Source code of charts:
★ ★ ★ ★
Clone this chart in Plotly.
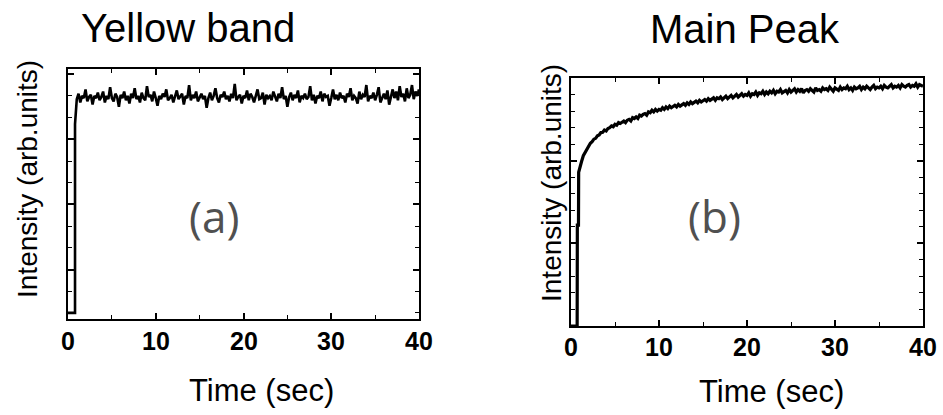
import plotly.graph_objects as go

# ---------------- data ----------------
yellow_start_t = [0.0, 0.8, 0.8, 0.9]
yellow_start_v = [0.0, 0.0, 8.7, 9.3]
yellow_values = [
    9.85, 10.1, 9.7, 10.0, 9.9, 10.3, 9.75, 9.95, 10.05, 9.6, 10.0, 9.9, 10.15, 9.8,
    9.95, 10.2, 9.7, 10.0, 9.85, 10.4, 9.9, 9.75, 10.1, 9.95, 9.5, 10.05, 9.9, 10.2,
    9.8, 10.0, 9.65, 10.1, 9.9, 10.35, 9.85, 10.0, 9.7, 10.15, 9.9, 9.8, 10.45, 9.95,
    10.05, 9.75, 10.2, 9.9, 9.55, 10.0, 9.85, 10.1, 9.95, 10.3, 9.8, 9.9, 10.05, 9.7,
    10.0, 10.25, 9.85, 9.95, 10.1, 9.6, 10.0, 9.9, 10.5, 9.8, 10.05, 9.9, 10.2, 9.75,
    9.95, 10.1, 9.85, 10.0, 9.45, 9.9, 10.15, 9.8, 10.0, 10.35, 9.9, 9.7, 10.05, 9.95,
    10.2, 9.85, 10.0, 9.75, 10.1, 9.9, 10.55, 9.8, 9.95, 10.05, 9.65, 10.0, 9.9, 10.25,
    9.8, 10.1, 9.95, 9.7, 10.0, 10.3, 9.85, 9.9, 10.15, 9.6, 10.05, 9.9, 10.0, 9.8,
    10.2, 9.95, 9.75, 10.1, 9.9, 10.4, 9.85, 10.0, 9.5, 9.95, 10.15, 9.8, 10.05, 9.9,
    10.25, 9.7, 10.0, 9.9, 10.1, 9.85, 9.95, 10.45, 9.8, 10.05, 9.65, 10.0, 9.9, 10.2,
    9.75, 10.1, 9.95, 10.0, 9.55, 9.9, 10.3, 9.85, 10.05, 9.8, 10.15, 9.9, 10.0, 9.7,
    10.1, 9.95, 10.35, 9.8, 10.0, 9.9, 9.65, 10.2, 9.85, 10.05, 9.95, 10.5, 9.75, 10.0,
    9.9, 10.15, 9.8, 10.05, 10.4, 9.7, 9.95, 10.1, 9.85, 10.25, 9.6, 10.0, 10.3, 9.9,
    10.2, 9.8, 10.45, 9.95, 10.1, 9.75, 10.35, 9.9, 10.05, 10.5, 9.85, 10.2, 10.0, 10.3,
]

main_start_t = [0.0, 0.7, 0.72, 0.85, 0.87]
main_start_v = [0.0, 0.0, 6.1, 6.1, 9.3]
main_values = [
    9.6, 9.95, 10.3, 10.5, 10.7, 10.85, 11.05, 11.15, 11.3, 11.35,
    11.5, 11.55, 11.7, 11.72, 11.85, 11.8, 11.95, 12.0, 12.1, 12.05,
    12.2, 12.15, 12.3, 12.25, 12.35, 12.4, 12.3, 12.45, 12.5, 12.4,
    12.6, 12.55, 12.65, 12.55, 12.75, 12.7, 12.8, 12.85, 12.75, 12.95,
    12.9, 13.05, 12.95, 13.1, 13.0, 13.1, 13.05, 13.2, 13.1, 13.25,
    13.15, 13.3, 13.2, 13.25, 13.35, 13.25, 13.4, 13.3, 13.35, 13.45,
    13.35, 13.5, 13.4, 13.55, 13.45, 13.5, 13.6, 13.5, 13.65, 13.55,
    13.6, 13.7, 13.6, 13.75, 13.65, 13.7, 13.8, 13.65, 13.8, 13.75,
    13.85, 13.7, 13.8, 13.9, 13.75, 13.85, 13.95, 13.8, 13.9, 14.0,
    13.85, 13.95, 14.05, 13.9, 14.0, 13.95, 14.1, 13.9, 14.05, 14.0,
    14.15, 13.95, 14.1, 14.05, 14.2, 14.0, 14.15, 14.05, 14.2, 14.1,
    14.25, 14.05, 14.2, 14.15, 14.3, 14.1, 14.2, 14.25, 14.1, 14.3,
    14.15, 14.25, 14.35, 14.15, 14.3, 14.2, 14.35, 14.1, 14.25, 14.3,
    14.2, 14.35, 14.25, 14.15, 14.4, 14.25, 14.3, 14.2, 14.4, 14.3,
    14.35, 14.25, 14.45, 14.3, 14.2, 14.4, 14.35, 14.25, 14.45, 14.3,
    14.4, 14.35, 14.5, 14.3, 14.4, 14.25, 14.45, 14.35, 14.4, 14.5,
    14.3, 14.45, 14.35, 14.5, 14.4, 14.3, 14.45, 14.55, 14.35, 14.45,
    14.4, 14.5, 14.35, 14.55, 14.45, 14.4, 14.5, 14.6, 14.4, 14.5,
    14.45, 14.55, 14.4, 14.6, 14.5, 14.45, 14.55, 14.6, 14.45, 14.55,
    14.5, 14.65, 14.45, 14.6, 14.55, 14.5,
]

SAMPLE_T0 = 1.0
SAMPLE_DT = 0.2
yellow_t = yellow_start_t + [round(SAMPLE_T0 + SAMPLE_DT * i, 2) for i in range(len(yellow_values))]
yellow_v = yellow_start_v + yellow_values
main_t = main_start_t + [round(SAMPLE_T0 + SAMPLE_DT * i, 2) for i in range(len(main_values))]
main_v = main_start_v + main_values

x_ticks = [0, 10, 20, 30, 40]
x_tick_labels = ["0", "10", "20", "30", "40"]
titles = ["Yellow band", "Main Peak"]
panel_labels = ["(a)", "(b)"]
x_title = "Time (sec)"
y_title = "Intensity (arb.units)"

# ---------------- figure ----------------
W, H = 943, 415
def px_x(p): return p / W
def px_y(p): return 1 - p / H

fig = go.Figure()
fig.add_trace(go.Scatter(x=yellow_t, y=yellow_v, mode="lines",
                         line=dict(color="black", width=2.6), xaxis="x", yaxis="y",
                         showlegend=False, hoverinfo="skip"))
fig.add_trace(go.Scatter(x=main_t, y=main_v, mode="lines",
                         line=dict(color="black", width=3.2), xaxis="x2", yaxis="y2",
                         showlegend=False, hoverinfo="skip"))

def xaxis_cfg(domain, anchor):
    return dict(domain=domain, anchor=anchor, range=[0, 40],
                tickmode="array", tickvals=x_ticks, showticklabels=False,
                ticks="inside", ticklen=6, tickwidth=1.5, tickcolor="black",
                minor=dict(ticks="inside", dtick=5, tick0=0, ticklen=4, tickwidth=1.2, tickcolor="black"),
                showline=True, linecolor="black", linewidth=2, mirror="ticks",
                showgrid=False, zeroline=False)

def yaxis_cfg(domain, anchor, rng, majors):
    return dict(domain=domain, anchor=anchor, range=rng,
                tickmode="array", tickvals=majors, showticklabels=False,
                ticks="inside", ticklen=6, tickwidth=1.5, tickcolor="black",
                minor=dict(ticks="inside", dtick=1, tick0=0, ticklen=4, tickwidth=1.2, tickcolor="black"),
                showline=True, linecolor="black", linewidth=2, mirror="ticks",
                showgrid=False, zeroline=False)

fig.update_layout(
    width=W, height=H, margin=dict(l=0, r=0, t=0, b=0),
    paper_bgcolor="white", plot_bgcolor="white",
    xaxis=xaxis_cfg([px_x(68), px_x(419)], "y"),
    yaxis=yaxis_cfg([px_y(319), px_y(69)], "x", [-0.28, 11.24], [2, 5, 8, 11]),
    xaxis2=xaxis_cfg([px_x(571), px_x(923)], "y2"),
    yaxis2=yaxis_cfg([px_y(326), px_y(78)], "x2", [0, 15], [0, 5, 10, 15]),
)

font_main = "Liberation Sans, Arial"

# tick labels positioned through the x axes' own scales
for xref, ypix in [("x", 341), ("x2", 347)]:
    for v, lbl in zip(x_ticks, x_tick_labels):
        fig.add_annotation(text="<b>%s</b>" % lbl, x=v, y=px_y(ypix), xref=xref, yref="paper",
                           xanchor="center", yanchor="middle", showarrow=False,
                           font=dict(family=font_main, size=25, color="black"))

annots = [
    dict(text=titles[0], x=px_x(188), y=px_y(28), size=40),
    dict(text=titles[1], x=px_x(745), y=px_y(29), size=40),
    dict(text=x_title, x=px_x(261), y=px_y(390), size=31),
    dict(text=x_title, x=px_x(771), y=px_y(391), size=31),
]
for a in annots:
    fig.add_annotation(text=a["text"], x=a["x"], y=a["y"], xref="paper", yref="paper",
                       xanchor="center", yanchor="middle", showarrow=False,
                       font=dict(family=font_main, size=a["size"], color="black"))
for xc, yc in [(27, 179), (551, 183)]:
    fig.add_annotation(text=y_title, x=px_x(xc), y=px_y(yc), xref="paper", yref="paper",
                       xanchor="center", yanchor="middle", showarrow=False, textangle=-90,
                       font=dict(family=font_main, size=28, color="black"))
for lbl, xc in zip(panel_labels, [214, 714]):
    fig.add_annotation(text=lbl, x=px_x(xc), y=px_y(216), xref="paper", yref="paper",
                       xanchor="center", yanchor="middle", showarrow=False,
                       font=dict(family="Open Sans", size=44, color="#505050"))

fig.write_html("out.html", config={"displayModeBar": False},
               post_script="document.body.style.margin='0';document.body.style.overflow='hidden';")
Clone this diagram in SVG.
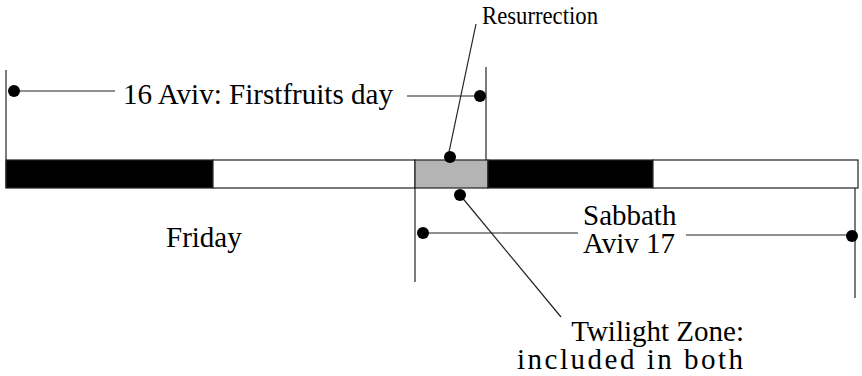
<svg xmlns="http://www.w3.org/2000/svg" width="862" height="376" viewBox="0 0 862 376">
<style>
text{font-family:"Liberation Serif","Times New Roman",serif;font-size:29px;fill:#000}
.ln{stroke:#222;stroke-width:1.2;fill:none}
.dot{fill:#000}
.seg{stroke:#222;stroke-width:1.2}
</style>
<rect width="862" height="376" fill="#fff"/>
<g id="timeline">
<rect class="seg" x="6" y="160" width="207" height="28" fill="#000"/>
<rect class="seg" x="213" y="160" width="202" height="28" fill="#fff"/>
<rect class="seg" x="415" y="160" width="73" height="28" fill="#b4b4b4"/>
<rect class="seg" x="488" y="160" width="165" height="28" fill="#000"/>
<rect class="seg" x="653" y="160" width="205" height="28" fill="#fff"/>
</g>
<g id="connectors">
<line class="ln" x1="6" y1="70" x2="6" y2="188"/>
<line class="ln" x1="486" y1="67" x2="486" y2="160"/>
<line class="ln" x1="14" y1="91" x2="115" y2="91"/>
<line class="ln" x1="407" y1="96" x2="480" y2="96"/>
<line class="ln" x1="476" y1="24" x2="449" y2="152"/>
<line class="ln" x1="460" y1="195" x2="561" y2="317"/>
<line class="ln" x1="415" y1="188" x2="415" y2="282"/>
<line class="ln" x1="855" y1="188" x2="855" y2="298"/>
<line class="ln" x1="423" y1="233" x2="578" y2="233"/>
<line class="ln" x1="686" y1="235" x2="852" y2="235"/>
<circle class="dot" cx="14" cy="91" r="6"/>
<circle class="dot" cx="480" cy="96" r="6"/>
<circle class="dot" cx="450" cy="157" r="6"/>
<circle class="dot" cx="460" cy="195" r="6"/>
<circle class="dot" cx="423" cy="233" r="6"/>
<circle class="dot" cx="852" cy="236" r="6"/>
</g>
<g id="firstfruits"><text x="123" y="104" textLength="270" lengthAdjust="spacingAndGlyphs">16 Aviv: Firstfruits day</text></g>
<g id="resurrection"><text x="482" y="24" style="font-size:26px" textLength="116" lengthAdjust="spacingAndGlyphs">Resurrection</text></g>
<g id="friday"><text x="166" y="247">Friday</text></g>
<g id="sabbath"><text x="583" y="225">Sabbath</text><text x="583" y="253">Aviv 17</text></g>
<g id="twilight"><text x="744" y="341" text-anchor="end">Twilight Zone:</text><text x="517" y="369" textLength="226" lengthAdjust="spacing">included in both</text></g>
</svg>
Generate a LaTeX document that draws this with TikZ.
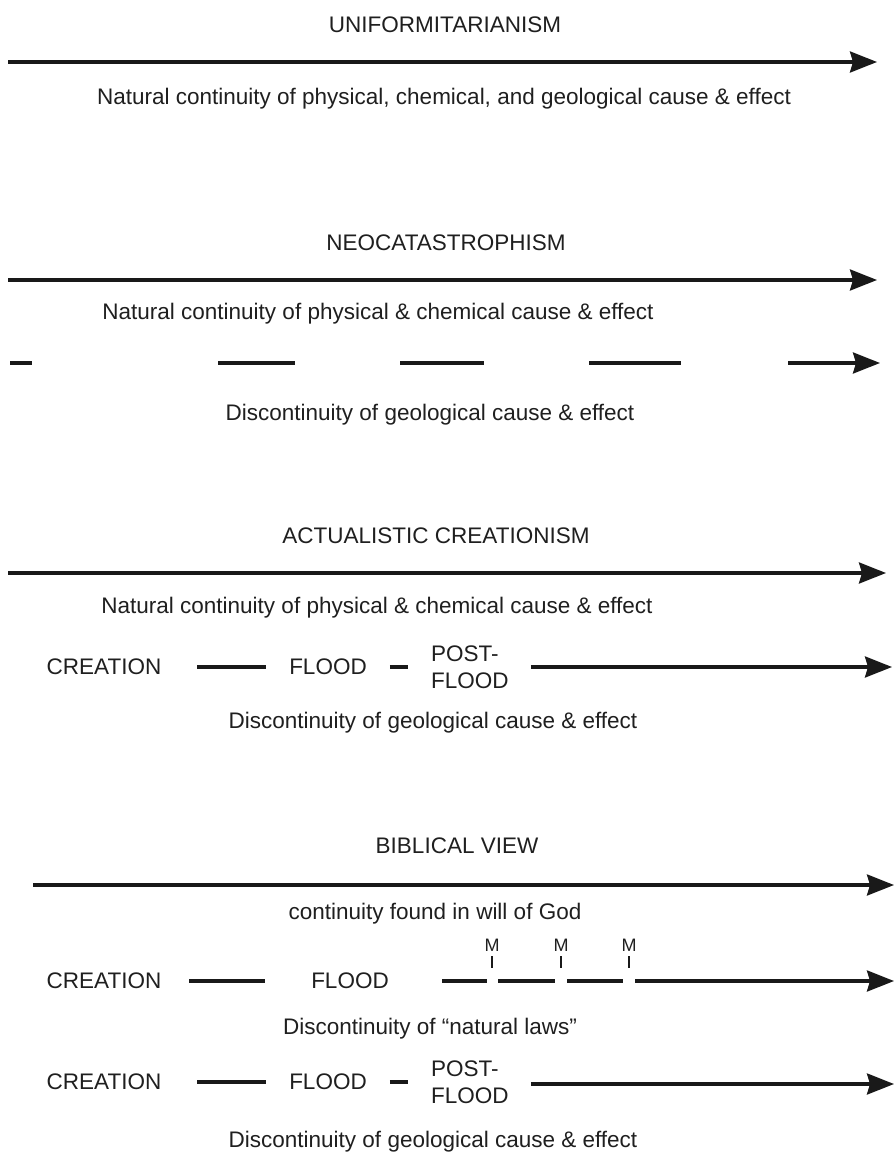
★ ★ ★ ★
[GIVEN EXERCISE] Count how many lines include the string "this". Nothing but the number is needed.

[EXERCISE OUTPUT] 3